#### TO DO:
Write out the data again exactly, skipping every picture.

#### DATA SHOWN:
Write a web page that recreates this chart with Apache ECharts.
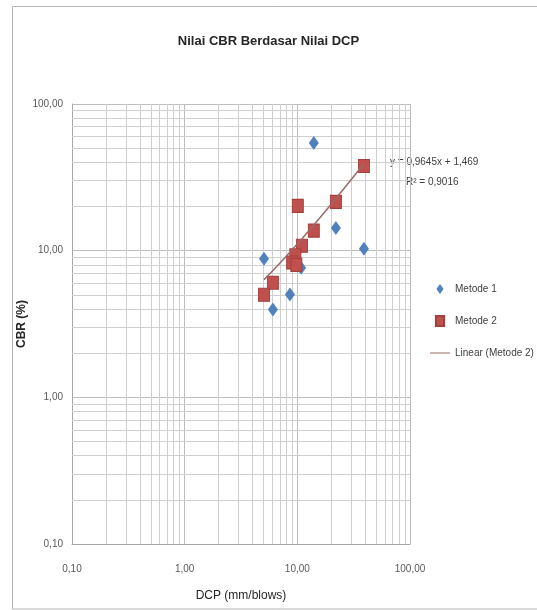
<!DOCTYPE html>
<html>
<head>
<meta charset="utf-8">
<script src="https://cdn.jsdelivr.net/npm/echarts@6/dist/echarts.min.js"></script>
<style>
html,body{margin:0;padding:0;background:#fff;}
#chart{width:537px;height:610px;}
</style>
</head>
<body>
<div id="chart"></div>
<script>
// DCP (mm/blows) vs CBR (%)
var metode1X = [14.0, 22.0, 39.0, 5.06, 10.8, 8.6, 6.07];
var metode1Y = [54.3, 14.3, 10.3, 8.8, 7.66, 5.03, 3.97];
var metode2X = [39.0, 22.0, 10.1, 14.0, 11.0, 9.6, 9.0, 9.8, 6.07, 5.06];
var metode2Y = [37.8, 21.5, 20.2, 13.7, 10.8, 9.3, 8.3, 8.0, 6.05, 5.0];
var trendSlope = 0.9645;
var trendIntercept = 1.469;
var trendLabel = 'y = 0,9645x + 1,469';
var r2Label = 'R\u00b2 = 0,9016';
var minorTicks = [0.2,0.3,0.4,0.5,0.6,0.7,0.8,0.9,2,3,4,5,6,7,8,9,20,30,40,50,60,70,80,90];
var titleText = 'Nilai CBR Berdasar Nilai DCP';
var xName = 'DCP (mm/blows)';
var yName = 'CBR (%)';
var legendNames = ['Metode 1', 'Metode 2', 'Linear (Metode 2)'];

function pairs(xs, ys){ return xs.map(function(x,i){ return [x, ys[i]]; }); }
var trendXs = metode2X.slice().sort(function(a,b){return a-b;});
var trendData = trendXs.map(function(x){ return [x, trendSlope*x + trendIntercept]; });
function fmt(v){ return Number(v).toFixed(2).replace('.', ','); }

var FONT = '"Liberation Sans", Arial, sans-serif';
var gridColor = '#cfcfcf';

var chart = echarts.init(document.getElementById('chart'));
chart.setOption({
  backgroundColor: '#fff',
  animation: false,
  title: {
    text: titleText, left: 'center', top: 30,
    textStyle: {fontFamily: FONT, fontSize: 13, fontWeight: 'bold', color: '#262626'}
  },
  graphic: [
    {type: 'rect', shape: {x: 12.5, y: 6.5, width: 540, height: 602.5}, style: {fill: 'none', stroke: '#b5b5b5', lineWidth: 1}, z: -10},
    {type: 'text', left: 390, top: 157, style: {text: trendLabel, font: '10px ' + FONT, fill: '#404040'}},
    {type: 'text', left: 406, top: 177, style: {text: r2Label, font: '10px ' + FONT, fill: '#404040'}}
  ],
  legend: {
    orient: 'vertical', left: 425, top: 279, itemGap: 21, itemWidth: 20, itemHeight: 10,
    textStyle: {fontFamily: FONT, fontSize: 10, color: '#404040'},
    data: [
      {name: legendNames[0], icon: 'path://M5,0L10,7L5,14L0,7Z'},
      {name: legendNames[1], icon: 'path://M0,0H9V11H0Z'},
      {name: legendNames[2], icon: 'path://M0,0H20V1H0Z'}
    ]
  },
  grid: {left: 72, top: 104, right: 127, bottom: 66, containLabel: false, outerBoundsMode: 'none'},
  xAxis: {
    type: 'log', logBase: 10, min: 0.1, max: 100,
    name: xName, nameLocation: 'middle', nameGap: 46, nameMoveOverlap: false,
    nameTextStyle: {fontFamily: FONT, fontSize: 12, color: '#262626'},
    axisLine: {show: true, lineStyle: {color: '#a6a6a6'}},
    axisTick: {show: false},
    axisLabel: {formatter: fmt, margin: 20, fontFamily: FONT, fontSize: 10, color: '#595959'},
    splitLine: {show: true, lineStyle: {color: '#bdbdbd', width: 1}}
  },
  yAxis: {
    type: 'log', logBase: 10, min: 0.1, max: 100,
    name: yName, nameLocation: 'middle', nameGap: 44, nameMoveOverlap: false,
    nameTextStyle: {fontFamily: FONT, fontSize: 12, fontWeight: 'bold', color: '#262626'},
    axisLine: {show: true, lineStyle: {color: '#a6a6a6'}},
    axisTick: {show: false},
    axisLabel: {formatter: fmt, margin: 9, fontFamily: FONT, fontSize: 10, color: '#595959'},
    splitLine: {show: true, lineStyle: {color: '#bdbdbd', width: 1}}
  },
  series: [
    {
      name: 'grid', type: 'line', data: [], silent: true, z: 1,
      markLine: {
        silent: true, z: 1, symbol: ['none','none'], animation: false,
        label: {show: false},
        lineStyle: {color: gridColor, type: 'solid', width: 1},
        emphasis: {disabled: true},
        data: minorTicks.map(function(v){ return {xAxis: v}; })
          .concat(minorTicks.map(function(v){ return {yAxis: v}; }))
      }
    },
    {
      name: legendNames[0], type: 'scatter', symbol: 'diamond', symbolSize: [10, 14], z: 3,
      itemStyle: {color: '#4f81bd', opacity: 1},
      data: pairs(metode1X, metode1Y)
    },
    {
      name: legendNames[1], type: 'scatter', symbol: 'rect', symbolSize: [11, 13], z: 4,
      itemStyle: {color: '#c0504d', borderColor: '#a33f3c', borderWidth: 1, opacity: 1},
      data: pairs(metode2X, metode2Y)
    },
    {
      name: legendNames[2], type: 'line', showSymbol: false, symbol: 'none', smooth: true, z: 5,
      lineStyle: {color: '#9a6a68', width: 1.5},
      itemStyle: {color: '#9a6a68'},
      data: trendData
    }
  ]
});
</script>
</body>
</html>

#### TASK RESPONSE:
Write a web page that recreates this chart with Apache ECharts.
<!DOCTYPE html>
<html>
<head>
<meta charset="utf-8">
<script src="https://cdn.jsdelivr.net/npm/echarts@6/dist/echarts.min.js"></script>
<style>
html,body{margin:0;padding:0;background:#fff;}
#chart{width:537px;height:610px;}
</style>
</head>
<body>
<div id="chart"></div>
<script>
// DCP (mm/blows) vs CBR (%)
var metode1X = [14.0, 22.0, 39.0, 5.06, 10.8, 8.6, 6.07];
var metode1Y = [54.3, 14.3, 10.3, 8.8, 7.66, 5.03, 3.97];
var metode2X = [39.0, 22.0, 10.1, 14.0, 11.0, 9.6, 9.0, 9.8, 6.07, 5.06];
var metode2Y = [37.8, 21.5, 20.2, 13.7, 10.8, 9.3, 8.3, 8.0, 6.05, 5.0];
var trendSlope = 0.9645;
var trendIntercept = 1.469;
var trendLabel = 'y = 0,9645x + 1,469';
var r2Label = 'R\u00b2 = 0,9016';
var minorTicks = [0.2,0.3,0.4,0.5,0.6,0.7,0.8,0.9,2,3,4,5,6,7,8,9,20,30,40,50,60,70,80,90];
var titleText = 'Nilai CBR Berdasar Nilai DCP';
var xName = 'DCP (mm/blows)';
var yName = 'CBR (%)';
var legendNames = ['Metode 1', 'Metode 2', 'Linear (Metode 2)'];

function pairs(xs, ys){ return xs.map(function(x,i){ return [x, ys[i]]; }); }
var trendXs = metode2X.slice().sort(function(a,b){return a-b;});
var trendData = trendXs.map(function(x){ return [x, trendSlope*x + trendIntercept]; });
function fmt(v){ return Number(v).toFixed(2).replace('.', ','); }

var FONT = '"Liberation Sans", Arial, sans-serif';
var gridColor = '#cfcfcf';

var chart = echarts.init(document.getElementById('chart'));
chart.setOption({
  backgroundColor: '#fff',
  animation: false,
  title: {
    text: titleText, left: 'center', top: 30,
    textStyle: {fontFamily: FONT, fontSize: 13, fontWeight: 'bold', color: '#262626'}
  },
  graphic: [
    {type: 'rect', shape: {x: 12.5, y: 6.5, width: 540, height: 602.5}, style: {fill: 'none', stroke: '#b5b5b5', lineWidth: 1}, z: -10},
    {type: 'text', left: 390, top: 157, style: {text: trendLabel, font: '10px ' + FONT, fill: '#404040'}},
    {type: 'text', left: 406, top: 177, style: {text: r2Label, font: '10px ' + FONT, fill: '#404040'}}
  ],
  legend: {
    orient: 'vertical', left: 425, top: 279, itemGap: 21, itemWidth: 20, itemHeight: 10,
    textStyle: {fontFamily: FONT, fontSize: 10, color: '#404040'},
    data: [
      {name: legendNames[0], icon: 'path://M5,0L10,7L5,14L0,7Z'},
      {name: legendNames[1], icon: 'path://M0,0H9V11H0Z'},
      {name: legendNames[2], icon: 'path://M0,0H20V1H0Z'}
    ]
  },
  grid: {left: 72, top: 104, right: 127, bottom: 66, containLabel: false, outerBoundsMode: 'none'},
  xAxis: {
    type: 'log', logBase: 10, min: 0.1, max: 100,
    name: xName, nameLocation: 'middle', nameGap: 46, nameMoveOverlap: false,
    nameTextStyle: {fontFamily: FONT, fontSize: 12, color: '#262626'},
    axisLine: {show: true, lineStyle: {color: '#a6a6a6'}},
    axisTick: {show: false},
    axisLabel: {formatter: fmt, margin: 20, fontFamily: FONT, fontSize: 10, color: '#595959'},
    splitLine: {show: true, lineStyle: {color: '#bdbdbd', width: 1}}
  },
  yAxis: {
    type: 'log', logBase: 10, min: 0.1, max: 100,
    name: yName, nameLocation: 'middle', nameGap: 44, nameMoveOverlap: false,
    nameTextStyle: {fontFamily: FONT, fontSize: 12, fontWeight: 'bold', color: '#262626'},
    axisLine: {show: true, lineStyle: {color: '#a6a6a6'}},
    axisTick: {show: false},
    axisLabel: {formatter: fmt, margin: 9, fontFamily: FONT, fontSize: 10, color: '#595959'},
    splitLine: {show: true, lineStyle: {color: '#bdbdbd', width: 1}}
  },
  series: [
    {
      name: 'grid', type: 'line', data: [], silent: true, z: 1,
      markLine: {
        silent: true, z: 1, symbol: ['none','none'], animation: false,
        label: {show: false},
        lineStyle: {color: gridColor, type: 'solid', width: 1},
        emphasis: {disabled: true},
        data: minorTicks.map(function(v){ return {xAxis: v}; })
          .concat(minorTicks.map(function(v){ return {yAxis: v}; }))
      }
    },
    {
      name: legendNames[0], type: 'scatter', symbol: 'diamond', symbolSize: [10, 14], z: 3,
      itemStyle: {color: '#4f81bd', opacity: 1},
      data: pairs(metode1X, metode1Y)
    },
    {
      name: legendNames[1], type: 'scatter', symbol: 'rect', symbolSize: [11, 13], z: 4,
      itemStyle: {color: '#c0504d', borderColor: '#a33f3c', borderWidth: 1, opacity: 1},
      data: pairs(metode2X, metode2Y)
    },
    {
      name: legendNames[2], type: 'line', showSymbol: false, symbol: 'none', smooth: true, z: 5,
      lineStyle: {color: '#9a6a68', width: 1.5},
      itemStyle: {color: '#9a6a68'},
      data: trendData
    }
  ]
});
</script>
</body>
</html>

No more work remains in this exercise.